The first product KUKA will make available through its new e-commerce site will be KUKA Connect, new cloud-based software designed to let client manufacturers manage their robotics systems from any desktop or mobile computing device. The company calls KUKA Connect an Internet of Robotics system that blends I.T. and O.T. (information technology and operational technology) to access and analyze multiple information sources to manage the operations of complex robotic hardware and software systems. For example, a KUKA Connect user can view on a tablet screen such information as the energy consumption and scheduled maintenance for each of dozens of manufacturing robots across one or more factory floors.

Among additional products offered through KUKA’s e-commerce site will be the online learning management systems designed to teach new users how to operate the company’s robotics systems.

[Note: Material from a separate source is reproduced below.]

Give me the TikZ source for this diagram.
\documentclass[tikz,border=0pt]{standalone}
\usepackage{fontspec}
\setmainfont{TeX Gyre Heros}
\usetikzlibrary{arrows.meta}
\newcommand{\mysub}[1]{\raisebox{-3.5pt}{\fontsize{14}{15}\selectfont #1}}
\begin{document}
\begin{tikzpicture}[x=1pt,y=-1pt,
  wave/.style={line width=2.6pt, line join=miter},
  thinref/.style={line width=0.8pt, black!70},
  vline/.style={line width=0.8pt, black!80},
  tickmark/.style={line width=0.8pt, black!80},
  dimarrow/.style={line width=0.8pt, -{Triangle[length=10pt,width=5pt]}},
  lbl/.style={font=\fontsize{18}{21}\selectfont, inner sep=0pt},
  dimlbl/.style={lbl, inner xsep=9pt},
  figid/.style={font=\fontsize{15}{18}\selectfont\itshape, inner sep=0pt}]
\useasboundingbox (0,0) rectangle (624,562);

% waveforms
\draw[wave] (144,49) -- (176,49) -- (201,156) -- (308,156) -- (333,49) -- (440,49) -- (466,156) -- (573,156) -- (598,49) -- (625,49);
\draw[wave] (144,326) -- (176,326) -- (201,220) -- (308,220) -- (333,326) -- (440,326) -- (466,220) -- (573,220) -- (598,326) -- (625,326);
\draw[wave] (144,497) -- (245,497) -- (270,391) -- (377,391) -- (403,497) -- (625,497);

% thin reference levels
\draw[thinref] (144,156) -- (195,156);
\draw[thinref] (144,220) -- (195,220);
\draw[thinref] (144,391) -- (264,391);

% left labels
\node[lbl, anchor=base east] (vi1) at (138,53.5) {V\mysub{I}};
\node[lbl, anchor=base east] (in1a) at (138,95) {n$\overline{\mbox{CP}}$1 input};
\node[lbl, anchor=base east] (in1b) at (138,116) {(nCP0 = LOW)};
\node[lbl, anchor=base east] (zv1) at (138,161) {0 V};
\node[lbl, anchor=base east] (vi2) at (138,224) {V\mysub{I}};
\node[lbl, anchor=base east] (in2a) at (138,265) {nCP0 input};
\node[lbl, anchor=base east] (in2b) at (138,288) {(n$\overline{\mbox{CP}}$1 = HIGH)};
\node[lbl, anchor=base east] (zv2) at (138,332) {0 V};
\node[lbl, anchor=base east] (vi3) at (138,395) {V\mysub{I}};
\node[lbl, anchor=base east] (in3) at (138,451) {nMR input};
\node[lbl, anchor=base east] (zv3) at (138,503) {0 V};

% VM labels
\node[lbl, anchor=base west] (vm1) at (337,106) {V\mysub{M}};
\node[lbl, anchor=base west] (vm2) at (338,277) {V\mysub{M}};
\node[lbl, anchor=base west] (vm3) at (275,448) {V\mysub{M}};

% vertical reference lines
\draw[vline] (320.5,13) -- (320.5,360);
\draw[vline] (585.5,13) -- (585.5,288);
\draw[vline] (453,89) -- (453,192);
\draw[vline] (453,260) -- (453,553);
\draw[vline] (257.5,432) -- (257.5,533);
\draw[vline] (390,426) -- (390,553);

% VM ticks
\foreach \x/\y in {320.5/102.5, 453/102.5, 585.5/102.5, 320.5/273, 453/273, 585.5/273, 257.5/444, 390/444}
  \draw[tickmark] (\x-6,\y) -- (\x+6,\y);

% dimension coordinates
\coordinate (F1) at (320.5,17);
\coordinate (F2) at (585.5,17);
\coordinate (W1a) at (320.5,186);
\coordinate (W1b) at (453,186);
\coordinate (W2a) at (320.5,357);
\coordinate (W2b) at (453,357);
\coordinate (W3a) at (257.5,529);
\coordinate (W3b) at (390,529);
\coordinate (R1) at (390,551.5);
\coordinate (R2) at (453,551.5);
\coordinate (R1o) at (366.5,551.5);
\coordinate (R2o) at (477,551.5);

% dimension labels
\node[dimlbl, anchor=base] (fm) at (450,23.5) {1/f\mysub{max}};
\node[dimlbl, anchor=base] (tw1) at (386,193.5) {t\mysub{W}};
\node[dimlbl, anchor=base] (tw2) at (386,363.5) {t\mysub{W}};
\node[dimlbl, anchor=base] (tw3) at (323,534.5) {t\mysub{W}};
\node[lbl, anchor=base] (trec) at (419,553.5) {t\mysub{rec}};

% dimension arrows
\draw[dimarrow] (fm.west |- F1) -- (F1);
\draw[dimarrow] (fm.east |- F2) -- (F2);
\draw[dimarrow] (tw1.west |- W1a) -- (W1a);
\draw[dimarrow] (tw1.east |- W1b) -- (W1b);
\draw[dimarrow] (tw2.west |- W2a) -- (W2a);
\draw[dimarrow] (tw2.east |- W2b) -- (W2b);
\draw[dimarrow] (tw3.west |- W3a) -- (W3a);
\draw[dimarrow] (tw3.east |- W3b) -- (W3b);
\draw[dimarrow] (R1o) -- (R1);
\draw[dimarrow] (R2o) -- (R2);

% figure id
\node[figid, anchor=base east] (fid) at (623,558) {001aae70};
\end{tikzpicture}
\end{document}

Chang says the new e-commerce site, along with new digital marketing campaigns targeting manufacturing industries, will help KUKA expand its customer base. “Through e-commerce, we’ll be able to reach a broader set of customers,” he says.

KUKA also plans to soon deploy as part of the e-commerce site an Apttus configure-price-quote, or CPQ, system, which is designed to help customers choose among a large number of hardware and software options to configure a robotics system tailored to their needs. As customers configure systems with what can be many complex components, the CPQ system provides updated pricing figures and allows the customer to also request a new price quote. “A big milestone for us will be offering a full-featured CPQ tool,” Chang says. “To help customers configure hardware and software—that’s our bread and butter.”

Cloud-based data analytics that the new system applies to sales and how customers are configuring products, Chang adds, will help KUKA’s sales reps recommend products. “We can make sure we’re not missing an opportunity to provide all the information we can to our customers,” he says. “For example, if a car manufacturer is using particular robotic systems configured for welding and gluing in a German factory, that can be a good starting point for recommending best systems for factories in other countries.”

KUKA says it expects the new e-commerce set-up will also “significantly reduce the internal processing costs, delays and errors stemming from complex phone orders.”

As customers configure and order products, the information will update records in KUKA’s CRM software from Salesforce.com Inc., which is integrated with the Apttus software suite.

Apttus declines to comment on the cost of deploying its technology applications. Its “quote-to-cash” software suite also includes applications for managing customer contracts, providing an overall system for recording and managing the process from initially providing customers with a product offer to completing a sale and recording the revenue.

“We’re excited about what this new e-commerce platform can do for us,” Chang says. “We’ve been dominant in the automotive industry, but now want get into other industries we’re not involved with yet. This is just the beginning.”